Perfectly reliable and secure communication tolerating static and mobile mixed adversary

Abstract

In this paper, we study the problem of perfectly reliable message transmission (PRMT) and perfectly secure message transmission (PSMT) between a sender S and a receiver R in an undirected synchronous network, tolerating a mixed adversary, where the adversary can be either static or mobile. The connectivity requirement, phase complexity and communication complexity are three important parameters of any interactive PRMT/PSMT protocol and are well studied in the literature in the presence of a static/mobile Byzantine adversary. However, in the presence of a mixed adversary, we encounter several surprising consequences. In this paper, we prove that even though the connectivity requirement for PRMT is same against both static and mobile mixed adversary, the lower bound on communication complexity for PRMT tolerating a mobile mixed adversary is more than its static mixed counterpart. This is interesting because against a "Byzantine adversary", the connectivity requirement and the lower bound on the communication complexity of PRMT protocols are same for both static and mobile case.
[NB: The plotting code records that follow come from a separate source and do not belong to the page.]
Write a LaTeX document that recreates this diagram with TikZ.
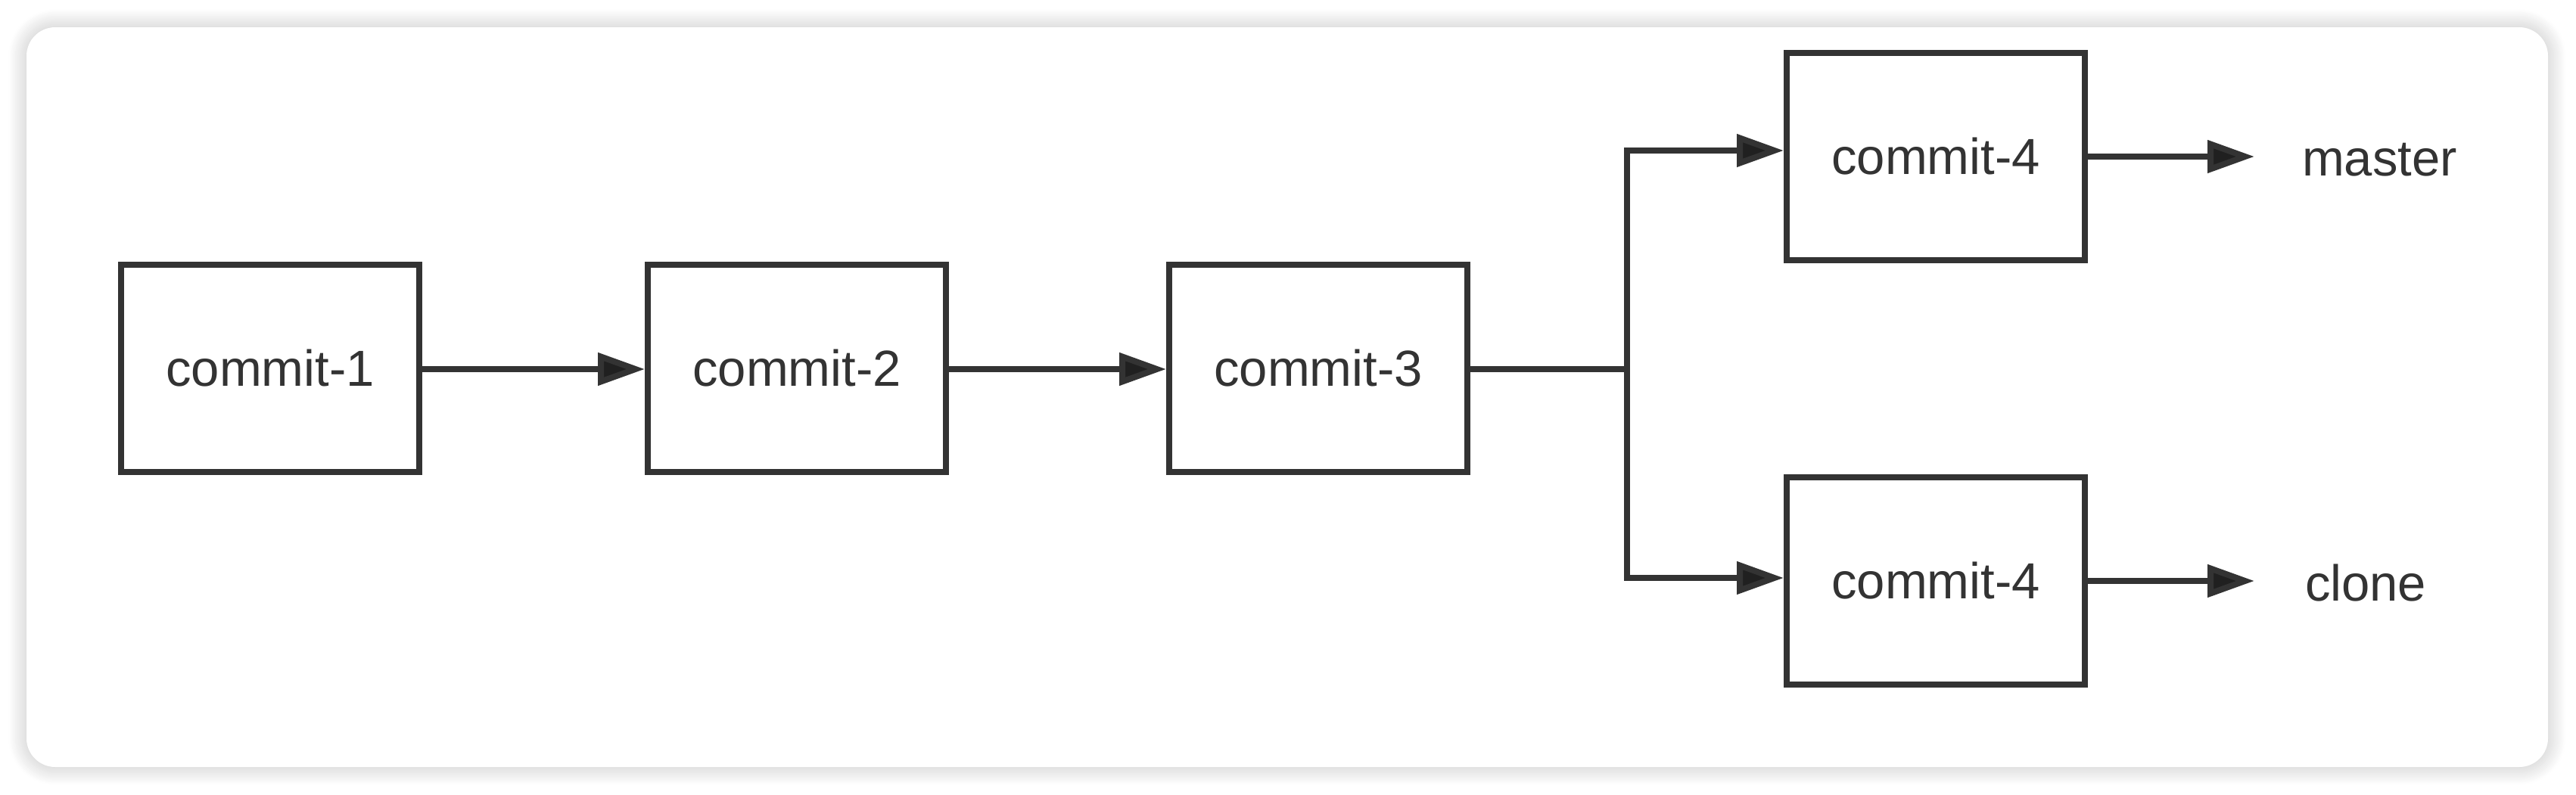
\documentclass[tikz,border=0pt]{standalone}
\usepackage{fontspec}
\setmainfont{Liberation Sans}
\usepackage{tikz}
\usetikzlibrary{arrows.meta,shadows.blur}
\definecolor{ink}{HTML}{333333}

\begin{document}
\begin{tikzpicture}[x=1pt,y=-1pt,line width=8pt,draw=ink,-{Triangle[length=62pt,width=42pt]}]
			\tikzstyle{commit}=[rectangle,draw=ink,line width=8pt,fill=white,minimum width=394pt,minimum height=274pt,inner sep=0pt,text=ink,font=\fontsize{67}{80}\selectfont]
			\tikzstyle{branch}=[inner sep=0pt,anchor=west,text=ink,font=\fontsize{67}{80}\selectfont]
			\useasboundingbox (0,0) rectangle (3404,1050);
			% card
			\fill[white,rounded corners=38pt,blur shadow={shadow xshift=0pt,shadow yshift=0pt,shadow blur radius=24pt,shadow blur steps=14,shadow opacity=25}] (35,36) rectangle (3367,1014);
			\node[commit] (C_1) at (357,487)   {commit-1};
			\node[commit] (C_2) at (1053,487)  {commit-2};
			\node[commit] (C_3) at (1742,487)  {commit-3};
			\node[commit] (C_4m) at (2558,207) {commit-4};
			\node[commit] (C_4c) at (2558,768) {commit-4};
			\node[branch] (B_m) at (3038,211)  {master};
			\node[branch] (B_c) at (3042,771)  {clone};
			\coordinate (F) at (2150,488);
			\coordinate (F_m) at (2150,199);
			\coordinate (F_c) at (2150,764);
			\draw (C_1.east |- F) -- (C_2.west |- F);
			\draw (C_2.east |- F) -- (C_3.west |- F);
			\draw[-] (C_3.east |- F) -- (F);
			\draw (F) -- (F_m) -- (F_m -| C_4m.west);
			\draw (F) -- (F_c) -- (F_c -| C_4c.west);
			\draw (C_4m.east) -- ([xshift=-59pt]B_m.west |- C_4m);
			\draw (C_4c.east) -- ([xshift=-63pt]B_c.west |- C_4c);
			\end{tikzpicture}
\end{document}
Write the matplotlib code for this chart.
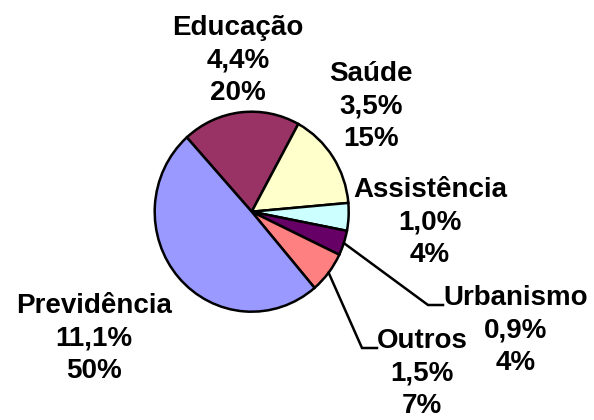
import matplotlib
matplotlib.use("Agg")
import matplotlib.pyplot as plt
import numpy as np

# Data (clockwise from the Previdência/Educação boundary)
categories = ["Educação", "Saúde", "Assistência", "Urbanismo", "Outros", "Previdência"]
values = [4.4, 3.5, 1.0, 0.9, 1.5, 11.1]          # % do PIB
shares = ["20%", "15%", "4%", "4%", "7%", "50%"]
colors = ["#993366", "#FFFFCC", "#CCFFFF", "#660066", "#FF8080", "#9999FF"]

W, H = 594, 420
CX, CY, RX, RY = 251.7, 211.7, 97.0, 100.0

fig = plt.figure(figsize=(W / 100, H / 100), dpi=100)
ax = fig.add_axes([0, 0, 1, 1])
wedges, _ = ax.pie(values, colors=colors, startangle=132, counterclock=False,
                   wedgeprops=dict(edgecolor="black", linewidth=1.8))
ax.set_aspect("auto")
ax.set_xlim(-CX / RX, (W - CX) / RX)
ax.set_ylim((CY - H) / RY, CY / RY)
ax.axis("off")


def px(x, y):
    return (x - CX) / RX, (CY - y) / RY


# label layout: centre x and first baseline (pixels)
label_pos = {
    "Educação": (238, 35),
    "Saúde": (371, 81),
    "Assistência": (430, 197),
    "Urbanismo": (516, 305),
    "Outros": (422, 348),
    "Previdência": (94, 313),
}
LINE = 32.5
# leader lines: elbow and end points (pixels)
leaders = {
    "Urbanismo": ((428, 305), (443, 305)),
    "Outros": ((362, 348), (377, 348)),
}

for w, cat, v, s in zip(wedges, categories, values, shares):
    lines = [cat, f"{v:.1f}".replace(".", ",") + "%", s]
    lx, ly = label_pos[cat]
    for i, line in enumerate(lines):
        x, y = px(lx, ly + i * LINE)
        ax.text(x, y, line, ha="center", va="baseline",
                fontsize=20, fontweight="bold", family="Liberation Sans",
                color="black")
    if cat in leaders:
        mid = np.deg2rad((w.theta1 + w.theta2) / 2)
        x0, y0 = np.cos(mid), np.sin(mid)
        (ex, ey), (tx, ty) = leaders[cat]
        x1, y1 = px(ex, ey)
        x2, y2 = px(tx, ty)
        ax.plot([x0, x1, x2], [y0, y1, y2], color="black", lw=1.8,
                solid_joinstyle="miter")

fig.savefig("out.png", dpi=100)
Thus our result shows that for PRMT, a mobile mixed adversary is more powerful than its static counterpart. As our second contribution, we design a four phase communication optimal PSMT protocol tolerating a "static mixed adversary". Comparing this with the existing three phase communication optimal PSMT protocol against a "static Byzantine adversary", we find that additional one phase is enough to design communication optimal protocol against a static mixed adversary. Finally, we show that the connectivity requirement and lower bound on communication complexity of any PSMT protocol is same against both static and mobile mixed adversary, thus proving that mobility of the adversary has no effect on PSMT. To show that our bound is tight, we also present a worst case nine phase communication optimal PSMT protocol tolerating a mobile mixed adversary which is first of it's kind. This also shows that the mobility of the adversary does not hinder to design constant phase communication optimal PSMT protocol. In our protocols, we have used new techniques which can be effectively used against both static and mobile mixed adversary and are of independent interest. © 2008 Springer-Verlag Berlin Heidelberg.